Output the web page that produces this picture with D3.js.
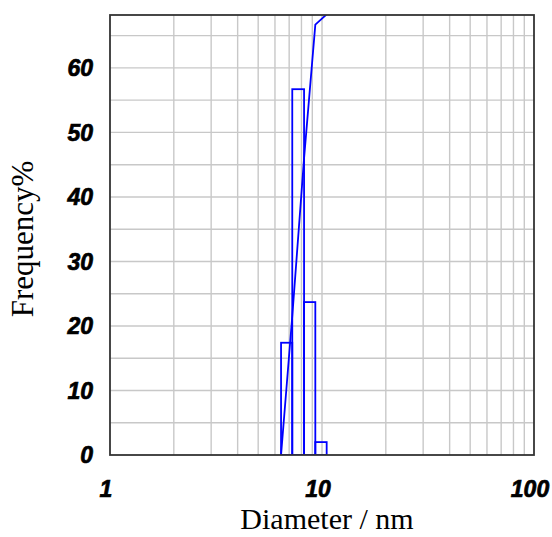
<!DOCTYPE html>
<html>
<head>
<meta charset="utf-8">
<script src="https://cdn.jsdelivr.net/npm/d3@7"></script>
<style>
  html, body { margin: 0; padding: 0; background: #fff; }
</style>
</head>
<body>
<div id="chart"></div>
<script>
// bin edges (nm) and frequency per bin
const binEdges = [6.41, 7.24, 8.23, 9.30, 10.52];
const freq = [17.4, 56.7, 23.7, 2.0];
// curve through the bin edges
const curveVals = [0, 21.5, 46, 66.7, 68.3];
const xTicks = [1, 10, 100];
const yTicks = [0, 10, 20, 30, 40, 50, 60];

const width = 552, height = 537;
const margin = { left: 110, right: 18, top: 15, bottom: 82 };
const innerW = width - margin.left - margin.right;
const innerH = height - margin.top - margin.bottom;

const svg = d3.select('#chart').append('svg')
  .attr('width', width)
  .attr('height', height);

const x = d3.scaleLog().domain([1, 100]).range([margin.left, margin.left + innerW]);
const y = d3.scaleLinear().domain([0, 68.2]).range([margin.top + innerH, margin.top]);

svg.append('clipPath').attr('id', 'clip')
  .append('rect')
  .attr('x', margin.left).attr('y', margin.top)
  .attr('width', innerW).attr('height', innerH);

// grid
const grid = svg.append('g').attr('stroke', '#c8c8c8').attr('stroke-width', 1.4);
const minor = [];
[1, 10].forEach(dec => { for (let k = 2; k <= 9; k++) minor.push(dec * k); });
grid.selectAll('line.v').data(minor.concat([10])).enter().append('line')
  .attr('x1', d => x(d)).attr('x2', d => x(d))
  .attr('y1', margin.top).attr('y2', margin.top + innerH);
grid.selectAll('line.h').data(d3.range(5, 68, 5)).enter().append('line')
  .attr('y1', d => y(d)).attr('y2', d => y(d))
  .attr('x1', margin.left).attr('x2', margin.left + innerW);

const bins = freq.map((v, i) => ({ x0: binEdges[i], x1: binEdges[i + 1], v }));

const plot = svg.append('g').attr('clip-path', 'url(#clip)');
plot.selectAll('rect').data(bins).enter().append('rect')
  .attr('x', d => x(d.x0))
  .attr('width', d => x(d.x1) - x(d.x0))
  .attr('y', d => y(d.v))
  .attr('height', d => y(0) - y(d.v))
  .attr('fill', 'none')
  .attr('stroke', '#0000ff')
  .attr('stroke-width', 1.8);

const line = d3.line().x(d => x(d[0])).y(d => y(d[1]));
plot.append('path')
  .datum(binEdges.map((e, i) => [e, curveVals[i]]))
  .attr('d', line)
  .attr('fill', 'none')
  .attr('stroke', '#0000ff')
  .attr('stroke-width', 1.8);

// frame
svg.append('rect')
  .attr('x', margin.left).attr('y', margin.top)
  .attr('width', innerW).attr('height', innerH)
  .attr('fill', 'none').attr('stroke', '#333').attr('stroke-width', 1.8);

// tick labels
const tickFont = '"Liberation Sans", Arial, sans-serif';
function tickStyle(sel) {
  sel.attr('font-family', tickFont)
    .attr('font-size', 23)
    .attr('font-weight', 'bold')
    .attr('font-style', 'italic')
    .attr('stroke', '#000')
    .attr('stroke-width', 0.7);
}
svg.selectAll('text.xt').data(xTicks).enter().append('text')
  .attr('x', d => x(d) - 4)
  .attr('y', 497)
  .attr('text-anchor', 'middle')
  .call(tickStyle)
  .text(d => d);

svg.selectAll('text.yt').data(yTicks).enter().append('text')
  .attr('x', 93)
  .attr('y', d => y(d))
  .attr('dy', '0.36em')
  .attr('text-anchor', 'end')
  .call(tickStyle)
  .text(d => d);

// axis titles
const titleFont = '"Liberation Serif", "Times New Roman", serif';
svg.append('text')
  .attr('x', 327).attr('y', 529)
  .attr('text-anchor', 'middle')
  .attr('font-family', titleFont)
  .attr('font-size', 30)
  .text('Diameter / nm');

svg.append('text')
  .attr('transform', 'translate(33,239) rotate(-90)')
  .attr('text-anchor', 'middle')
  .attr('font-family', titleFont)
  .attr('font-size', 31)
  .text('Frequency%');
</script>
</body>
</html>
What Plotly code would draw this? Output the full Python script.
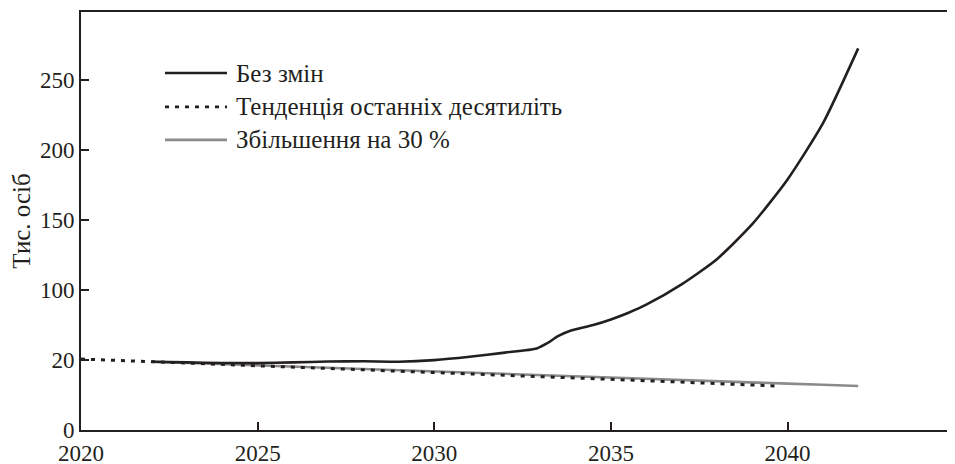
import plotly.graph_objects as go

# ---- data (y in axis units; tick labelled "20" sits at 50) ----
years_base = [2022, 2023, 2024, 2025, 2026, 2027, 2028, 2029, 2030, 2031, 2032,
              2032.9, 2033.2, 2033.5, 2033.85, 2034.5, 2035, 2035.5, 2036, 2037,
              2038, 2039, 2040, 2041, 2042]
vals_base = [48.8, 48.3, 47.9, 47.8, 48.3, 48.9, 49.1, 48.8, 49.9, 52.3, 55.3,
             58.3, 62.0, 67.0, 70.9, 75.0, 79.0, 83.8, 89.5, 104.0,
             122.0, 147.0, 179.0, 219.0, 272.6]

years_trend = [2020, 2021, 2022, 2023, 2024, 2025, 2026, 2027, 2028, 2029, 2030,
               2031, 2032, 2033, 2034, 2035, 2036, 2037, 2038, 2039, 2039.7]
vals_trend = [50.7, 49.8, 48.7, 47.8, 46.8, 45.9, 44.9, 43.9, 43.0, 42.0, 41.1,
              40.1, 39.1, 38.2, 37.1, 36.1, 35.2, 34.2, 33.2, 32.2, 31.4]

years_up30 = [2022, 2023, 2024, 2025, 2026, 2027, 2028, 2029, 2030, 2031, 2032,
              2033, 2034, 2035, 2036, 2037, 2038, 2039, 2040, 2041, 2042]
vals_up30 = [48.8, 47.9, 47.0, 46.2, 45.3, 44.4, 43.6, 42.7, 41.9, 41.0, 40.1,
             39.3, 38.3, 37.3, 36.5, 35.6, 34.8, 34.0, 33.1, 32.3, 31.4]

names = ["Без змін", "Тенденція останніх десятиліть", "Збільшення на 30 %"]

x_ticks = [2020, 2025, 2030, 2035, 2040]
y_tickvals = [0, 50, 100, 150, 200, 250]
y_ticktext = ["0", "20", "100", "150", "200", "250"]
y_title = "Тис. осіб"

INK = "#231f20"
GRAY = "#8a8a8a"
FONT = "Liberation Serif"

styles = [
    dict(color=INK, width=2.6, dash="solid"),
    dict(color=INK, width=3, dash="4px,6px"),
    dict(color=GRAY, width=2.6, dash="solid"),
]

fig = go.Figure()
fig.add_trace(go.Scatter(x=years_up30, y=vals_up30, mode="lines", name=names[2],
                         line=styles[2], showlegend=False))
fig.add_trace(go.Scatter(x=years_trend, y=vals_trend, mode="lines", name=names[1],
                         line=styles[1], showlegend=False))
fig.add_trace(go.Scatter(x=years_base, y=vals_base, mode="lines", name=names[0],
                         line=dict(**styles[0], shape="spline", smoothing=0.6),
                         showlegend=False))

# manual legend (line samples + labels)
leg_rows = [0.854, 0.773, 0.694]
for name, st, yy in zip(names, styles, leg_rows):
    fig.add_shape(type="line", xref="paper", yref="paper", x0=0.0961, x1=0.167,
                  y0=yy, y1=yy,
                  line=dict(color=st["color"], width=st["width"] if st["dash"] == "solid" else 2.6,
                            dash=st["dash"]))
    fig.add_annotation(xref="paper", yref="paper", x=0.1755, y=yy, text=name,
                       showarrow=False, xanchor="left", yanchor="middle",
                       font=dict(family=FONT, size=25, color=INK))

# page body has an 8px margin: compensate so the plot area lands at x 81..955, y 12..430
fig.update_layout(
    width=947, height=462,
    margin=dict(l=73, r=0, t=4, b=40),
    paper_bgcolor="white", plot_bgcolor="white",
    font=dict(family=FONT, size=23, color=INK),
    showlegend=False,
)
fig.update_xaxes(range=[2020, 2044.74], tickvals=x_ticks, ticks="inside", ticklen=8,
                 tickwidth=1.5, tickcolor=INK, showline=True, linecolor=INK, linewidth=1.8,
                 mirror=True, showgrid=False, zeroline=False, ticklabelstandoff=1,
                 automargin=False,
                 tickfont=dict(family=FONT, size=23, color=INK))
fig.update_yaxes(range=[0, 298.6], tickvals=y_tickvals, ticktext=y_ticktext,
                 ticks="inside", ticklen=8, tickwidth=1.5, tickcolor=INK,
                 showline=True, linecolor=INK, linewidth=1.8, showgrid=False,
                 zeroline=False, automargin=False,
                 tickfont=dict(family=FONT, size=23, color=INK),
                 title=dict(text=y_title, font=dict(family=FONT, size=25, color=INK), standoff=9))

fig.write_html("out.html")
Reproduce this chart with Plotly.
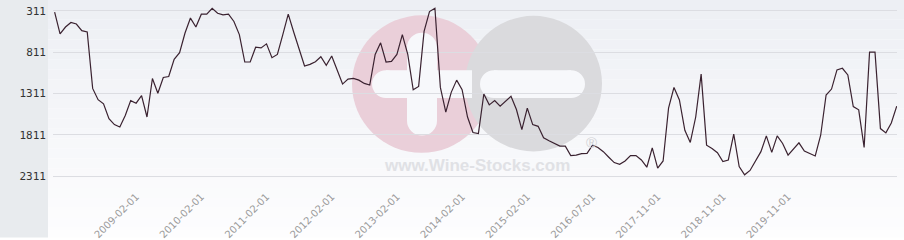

-=-=-

SET TASK →
Only the lines from the one containing "What Plotly code" down to the one containing "import plotly.graph_objects as go" should be copied, exactly and with both ends kept. Drop the pictures.

EXERCISE OUTPUT →
What Plotly code would draw this? Output the full Python script.
import plotly.graph_objects as go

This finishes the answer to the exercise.